Field
The present disclosure relates generally to communication systems, and more particularly, to a narrowband time-division duplex (TDD) frame structure for narrowband communications.
Background
Wireless communication systems are widely deployed to provide various telecommunication services such as telephony, video, data, messaging, and broadcasts. Typical wireless communication systems may employ multiple-access technologies capable of supporting communication with multiple users by sharing available system resources. Examples of such multiple-access technologies include code division multiple access (CDMA) systems, time division multiple access (TDMA) systems, frequency division multiple access (FDMA) systems, orthogonal frequency division multiple access (OFDMA) systems, single-carrier frequency division multiple access (SC-FDMA) systems, and time division synchronous code division multiple access (TD-SCDMA) systems.
These multiple access technologies have been adopted in various telecommunication standards to provide a common protocol that enables different wireless devices to communicate on a municipal, national, regional, and even global level. An example telecommunication standard is 5G New Radio (NR). 5G NR is part of a continuous mobile broadband evolution promulgated by Third Generation Partnership Project (3GPP) to meet new requirements associated with latency, reliability, security, scalability (e.g., with Internet of Things (IoT)), and other requirements. Some aspects of 5G NR may be based on the 4G Long Term Evolution (LTE) standard. There exists a need for further improvements in 5G NR technology. These improvements may also be applicable to other multi-access technologies and the telecommunication standards that employ these technologies.

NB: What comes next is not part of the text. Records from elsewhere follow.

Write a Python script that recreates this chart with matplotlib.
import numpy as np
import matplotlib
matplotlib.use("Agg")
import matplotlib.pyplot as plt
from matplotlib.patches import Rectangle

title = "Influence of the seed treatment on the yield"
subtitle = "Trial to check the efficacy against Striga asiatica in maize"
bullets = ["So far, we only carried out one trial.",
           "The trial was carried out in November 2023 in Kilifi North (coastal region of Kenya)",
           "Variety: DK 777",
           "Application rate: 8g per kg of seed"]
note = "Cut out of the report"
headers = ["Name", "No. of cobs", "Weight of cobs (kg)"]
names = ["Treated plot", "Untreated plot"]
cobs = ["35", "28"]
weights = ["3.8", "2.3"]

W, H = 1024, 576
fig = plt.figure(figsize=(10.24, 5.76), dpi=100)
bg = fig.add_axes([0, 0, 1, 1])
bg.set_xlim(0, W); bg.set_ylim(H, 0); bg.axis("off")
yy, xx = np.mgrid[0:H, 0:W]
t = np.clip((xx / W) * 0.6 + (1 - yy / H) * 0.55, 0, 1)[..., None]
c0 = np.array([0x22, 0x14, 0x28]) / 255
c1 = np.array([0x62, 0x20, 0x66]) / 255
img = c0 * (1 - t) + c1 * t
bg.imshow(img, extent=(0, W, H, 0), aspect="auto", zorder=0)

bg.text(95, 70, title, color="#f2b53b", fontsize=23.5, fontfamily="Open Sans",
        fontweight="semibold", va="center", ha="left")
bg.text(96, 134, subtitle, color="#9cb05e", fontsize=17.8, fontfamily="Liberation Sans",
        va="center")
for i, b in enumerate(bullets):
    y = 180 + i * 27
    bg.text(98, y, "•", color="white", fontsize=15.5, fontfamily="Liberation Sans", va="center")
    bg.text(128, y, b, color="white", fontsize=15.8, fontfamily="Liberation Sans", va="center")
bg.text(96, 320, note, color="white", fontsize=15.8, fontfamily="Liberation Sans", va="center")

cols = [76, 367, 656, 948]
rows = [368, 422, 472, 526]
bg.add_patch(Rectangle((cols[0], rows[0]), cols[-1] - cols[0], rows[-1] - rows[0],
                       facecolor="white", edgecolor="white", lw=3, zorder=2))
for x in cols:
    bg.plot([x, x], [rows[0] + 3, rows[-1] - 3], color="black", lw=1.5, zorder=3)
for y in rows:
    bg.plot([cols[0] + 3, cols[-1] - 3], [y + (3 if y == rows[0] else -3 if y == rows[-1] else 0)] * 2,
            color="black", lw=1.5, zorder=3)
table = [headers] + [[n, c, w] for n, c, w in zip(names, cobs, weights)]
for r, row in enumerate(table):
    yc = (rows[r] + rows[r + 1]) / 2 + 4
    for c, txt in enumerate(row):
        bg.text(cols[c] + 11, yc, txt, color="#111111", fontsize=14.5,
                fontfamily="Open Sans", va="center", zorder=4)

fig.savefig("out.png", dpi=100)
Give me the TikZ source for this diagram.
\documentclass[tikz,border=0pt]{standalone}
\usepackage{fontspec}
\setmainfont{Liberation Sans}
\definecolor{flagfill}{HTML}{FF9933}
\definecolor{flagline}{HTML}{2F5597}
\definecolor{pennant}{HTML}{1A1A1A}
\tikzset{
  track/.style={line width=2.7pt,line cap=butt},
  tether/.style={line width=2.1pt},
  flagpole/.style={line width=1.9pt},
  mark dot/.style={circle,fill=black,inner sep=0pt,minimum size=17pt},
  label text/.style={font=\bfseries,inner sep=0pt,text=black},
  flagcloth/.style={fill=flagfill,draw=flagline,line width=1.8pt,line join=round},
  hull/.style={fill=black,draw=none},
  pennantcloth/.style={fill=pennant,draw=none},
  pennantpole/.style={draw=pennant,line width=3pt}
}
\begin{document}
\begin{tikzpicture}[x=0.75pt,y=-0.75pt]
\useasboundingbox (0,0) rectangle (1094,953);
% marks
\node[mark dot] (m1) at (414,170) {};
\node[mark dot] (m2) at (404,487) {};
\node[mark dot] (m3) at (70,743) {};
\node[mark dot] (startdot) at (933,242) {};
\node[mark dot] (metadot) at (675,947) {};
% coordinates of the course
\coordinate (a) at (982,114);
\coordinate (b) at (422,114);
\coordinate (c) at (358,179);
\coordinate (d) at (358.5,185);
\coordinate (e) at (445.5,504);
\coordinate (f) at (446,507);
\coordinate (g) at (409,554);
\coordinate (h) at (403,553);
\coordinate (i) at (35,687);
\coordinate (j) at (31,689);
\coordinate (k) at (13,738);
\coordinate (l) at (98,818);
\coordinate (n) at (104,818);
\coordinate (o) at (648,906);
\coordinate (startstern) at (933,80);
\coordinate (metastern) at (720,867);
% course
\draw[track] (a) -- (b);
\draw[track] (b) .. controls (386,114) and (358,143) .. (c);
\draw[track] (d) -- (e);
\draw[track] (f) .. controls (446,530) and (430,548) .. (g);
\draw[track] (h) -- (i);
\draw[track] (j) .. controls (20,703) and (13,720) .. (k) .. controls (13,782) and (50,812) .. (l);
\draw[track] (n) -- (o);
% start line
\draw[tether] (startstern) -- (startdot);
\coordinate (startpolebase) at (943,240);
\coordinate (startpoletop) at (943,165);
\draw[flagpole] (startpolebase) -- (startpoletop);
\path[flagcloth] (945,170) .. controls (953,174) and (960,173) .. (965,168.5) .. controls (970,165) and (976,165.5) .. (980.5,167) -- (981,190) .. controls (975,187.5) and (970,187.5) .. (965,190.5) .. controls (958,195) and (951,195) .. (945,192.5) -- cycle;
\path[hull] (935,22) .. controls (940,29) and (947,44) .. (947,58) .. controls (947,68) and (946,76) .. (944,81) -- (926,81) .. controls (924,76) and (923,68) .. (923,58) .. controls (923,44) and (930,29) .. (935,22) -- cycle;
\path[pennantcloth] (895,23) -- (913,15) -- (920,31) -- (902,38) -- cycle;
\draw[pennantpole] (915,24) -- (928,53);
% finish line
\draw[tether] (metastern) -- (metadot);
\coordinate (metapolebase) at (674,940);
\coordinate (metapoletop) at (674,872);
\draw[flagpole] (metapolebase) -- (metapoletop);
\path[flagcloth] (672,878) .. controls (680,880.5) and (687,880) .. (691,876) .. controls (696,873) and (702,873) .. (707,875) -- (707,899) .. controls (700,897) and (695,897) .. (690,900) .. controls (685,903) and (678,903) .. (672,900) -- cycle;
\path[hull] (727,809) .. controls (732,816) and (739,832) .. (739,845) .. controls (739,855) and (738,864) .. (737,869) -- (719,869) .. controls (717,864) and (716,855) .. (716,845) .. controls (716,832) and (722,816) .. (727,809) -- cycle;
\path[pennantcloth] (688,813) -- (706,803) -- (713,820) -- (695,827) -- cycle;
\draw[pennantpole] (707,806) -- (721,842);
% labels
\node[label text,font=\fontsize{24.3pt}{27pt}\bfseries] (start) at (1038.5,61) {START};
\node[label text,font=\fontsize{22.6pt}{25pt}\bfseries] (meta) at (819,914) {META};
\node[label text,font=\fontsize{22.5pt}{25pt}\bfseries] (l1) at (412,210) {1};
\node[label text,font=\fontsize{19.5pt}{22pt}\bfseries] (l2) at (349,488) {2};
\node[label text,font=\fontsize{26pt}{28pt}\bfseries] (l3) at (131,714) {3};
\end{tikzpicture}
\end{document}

Narrowband communications involve communicating with a limited frequency bandwidth as compared to the frequency bandwidth used for LTE communications. One example of narrowband communication is narrowband (NB) IoT (NB-IoT) communication, which is limited to a single resource block (RB) of system bandwidth, e.g., 180 kHz. Another example of narrowband communication is enhanced machine-type communication (eMTC), which is limited to six RBs of system bandwidth, e.g., 1.08 MHz.
NB-IoT communication and eMTC may reduce device complexity, enable multi-year battery life, and provide deeper coverage to reach challenging locations such as deep inside buildings. Because the coverage provided by narrowband communications may include reaching challenging locations (e.g., a smart gas meter located in the basement of a building), there is an increased chance that one or more transmissions will not be properly received. Hence, repeated transmissions may be used in narrowband communication to increase the probability that a transmission will be properly decoded by a receiver device. A TDD frame structure may support repeated transmissions due to an increased number of contiguous downlink and/or uplink subframes, as compared to a frequency division-duplex (FDD) frame structure. Thus, there is a need to support narrowband TDD frame structure for narrowband communication.